Mostly impressed. While Notre Dame's four opponents don't exactly have the most stout of run defenses (MSU is 45th, UM is 69th, Nevada is 71st and Purdue 99th nationally against the run), ND has definitely asserted themselves on the ground in a manner which was not evident the last two seasons. The Irish are currently 54th in the nation averaging 158 ypg. They ended 2008 101st averaging a shade below 110 ypg and, in 2007, they were 115th averaging about 75 ypg. Clearly, improvements have been made. What's particularly impressive is that this is an offense that, at least until Purdue, really kept their focus on the passing game - the rushing yards have only been a, relatively, minor accompaniment to the pass. What's more, the offensive line proved in the second quarter last week that, if called upon to switch their attention from passing/balanced attack to rushing offense, they can do so. That too represents a step forward. USC will really be a good test of how far this aspect of the offense has come but, to date, they've made great strides.
6. Who's hotter, Wendi Nix or Erin Andrews? Why. Is your hottie a defensive or offensive player?

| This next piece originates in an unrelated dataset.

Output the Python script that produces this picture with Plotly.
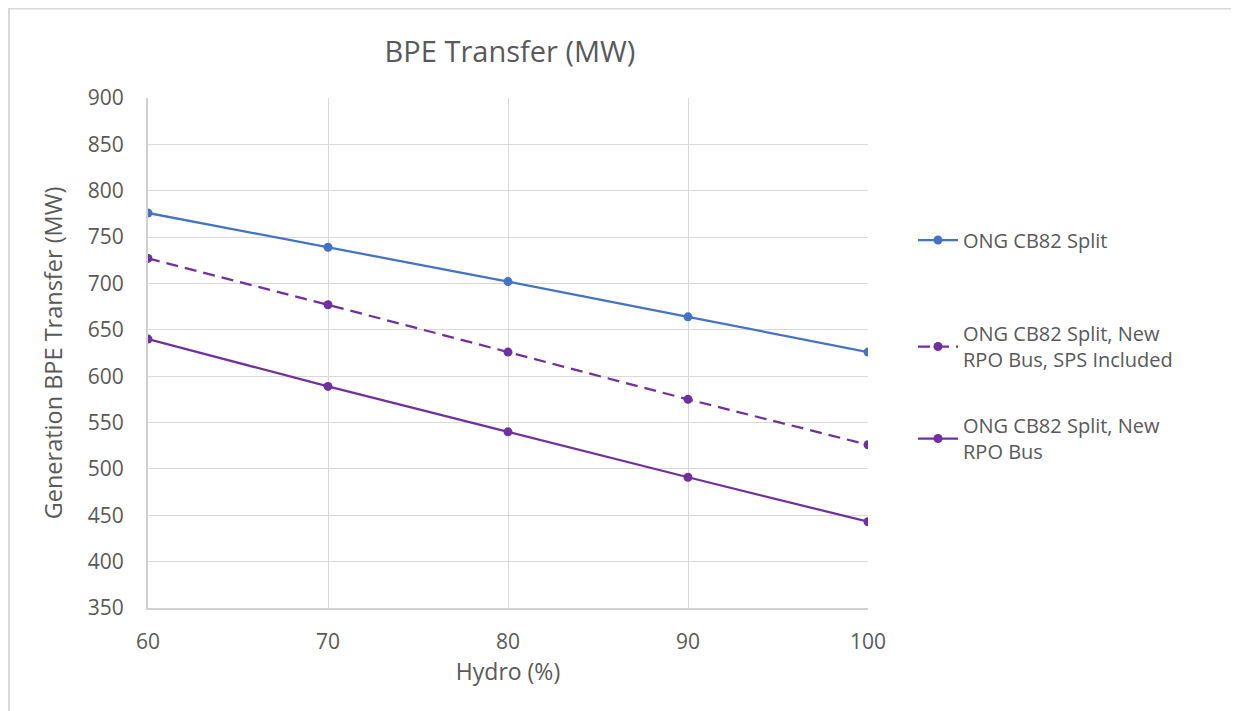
import plotly.graph_objects as go

hydro = [60, 70, 80, 90, 100]
split = [776, 739, 702, 664, 626]
split_rpo_sps = [727, 677, 626, 575, 526]
split_rpo = [640, 589, 540, 491, 443]

names = ["ONG CB82 Split",
         "ONG CB82 Split, New<br>RPO Bus, SPS Included",
         "ONG CB82 Split, New<br>RPO Bus"]
series = [split, split_rpo_sps, split_rpo]
colors = ["#4472C4", "#7030A0", "#7030A0"]
dashes = ["solid", "12px,7px", "solid"]
legend_ids = ["legend", "legend2", "legend3"]

# plot area in figure pixels
L, T, R, B = 140, 90, 860, 600
W, H = 1239, 711
pw, ph = R - L, B - T

font = "Open Sans, Noto Sans, sans-serif"
txt = "#595959"

fig = go.Figure()
for n, ys, c, d, lg in zip(names, series, colors, dashes, legend_ids):
    fig.add_trace(go.Scatter(
        x=hydro, y=ys, name=n, mode="lines+markers", legend=lg, showlegend=True,
        line=dict(color=c, width=2.25, dash=d),
        marker=dict(color=c, size=9),
    ))

def leg(yc):
    return dict(x=(905 - L) / pw, xanchor="left", y=1 - (yc - T) / ph, yanchor="middle",
                font=dict(size=20, color=txt, family=font), itemwidth=40,
                bgcolor="rgba(0,0,0,0)")

fig.update_layout(
    width=W, height=H,
    showlegend=True,
    margin=dict(l=L, r=W - R, t=T, b=H - B, autoexpand=False),
    paper_bgcolor="white", plot_bgcolor="white",
    font=dict(family=font, color=txt, size=20),
    title=dict(text="BPE Transfer (MW)", x=502 / W, xanchor="center",
               y=1 - 44 / H, yanchor="middle",
               font=dict(size=29, color=txt, family=font)),
    xaxis=dict(range=[60, 100], tickvals=hydro, showgrid=True, gridcolor="#D9D9D9",
               gridwidth=1, zeroline=False, showline=True, linecolor="#D0D0D0",
               linewidth=2, ticks="outside", ticklen=14, tickcolor="rgba(0,0,0,0)",
               tickfont=dict(size=21, color=txt),
               title=dict(text="Hydro (%)", font=dict(size=23, color=txt), standoff=9)),
    yaxis=dict(range=[350, 900], dtick=50, showgrid=True, gridcolor="#D9D9D9",
               gridwidth=1, zeroline=False, showline=True, linecolor="#D0D0D0",
               linewidth=2, ticks="outside", ticklen=18, tickcolor="rgba(0,0,0,0)",
               tickfont=dict(size=21, color=txt),
               title=dict(text="Generation BPE Transfer (MW)", font=dict(size=23.5, color=txt),
                          standoff=19)),
    legend=leg(232),
    legend2=leg(338.5),
    legend3=leg(430.5),
    shapes=[dict(type="rect", xref="paper", yref="paper",
                 x0=(1 - L) / pw, x1=(1229 - L) / pw,
                 y0=-(H - B + 20) / ph, y1=1 + (T - 0.5) / ph,
                 line=dict(color="#D9D9D9", width=2), fillcolor="rgba(0,0,0,0)",
                 layer="below")],
)

fig.write_html("out.html")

Erin Andrews. While I certainly think Wendi Nix is attractive, she strikes me as more reserved than does Andrews. Certainly, I can never picture Wendi Nix staging a nude video of herself in order to garner attention (that's right, Andrews, we all know). In addition to the video, Andrews seems, to me, the type that just oozes sex appeal. For one thing, she was on the dance team at Florida which, by virtue of stereotype, means she has the sexual appetite of a young Catherine the Great coupled with the intellect of a young Koko the ape (I kid, I kid...I have no idea if Andrews knows sign language). As to whether she is an offensive or defensive player, my hope would be for defense. Certainly, I can imagine no other sideline reporter whom I'd rather have tackle me.
7. Predictions please...
While the Huskies have been impressive in the early part of the season, I have a hard time believing that a team which was incapable of winning a game last year has improved dramatically enough in the offseason that Notre Dame shouldn't still be able to beat them. Last year, in Seattle, Notre Dame won by 26 points while throttling the Husky offense. This year, in spite of the return of Jake Locker and arrival of Steve Sarkisian, the outcome should be the same. The game's in South Bend and, if anything, Notre Dame's offense is more versatile than they were a year ago. This combination should be enough to propel ND to another victory in this series. I'm going with, Notre Dame - 31, Washington - 17.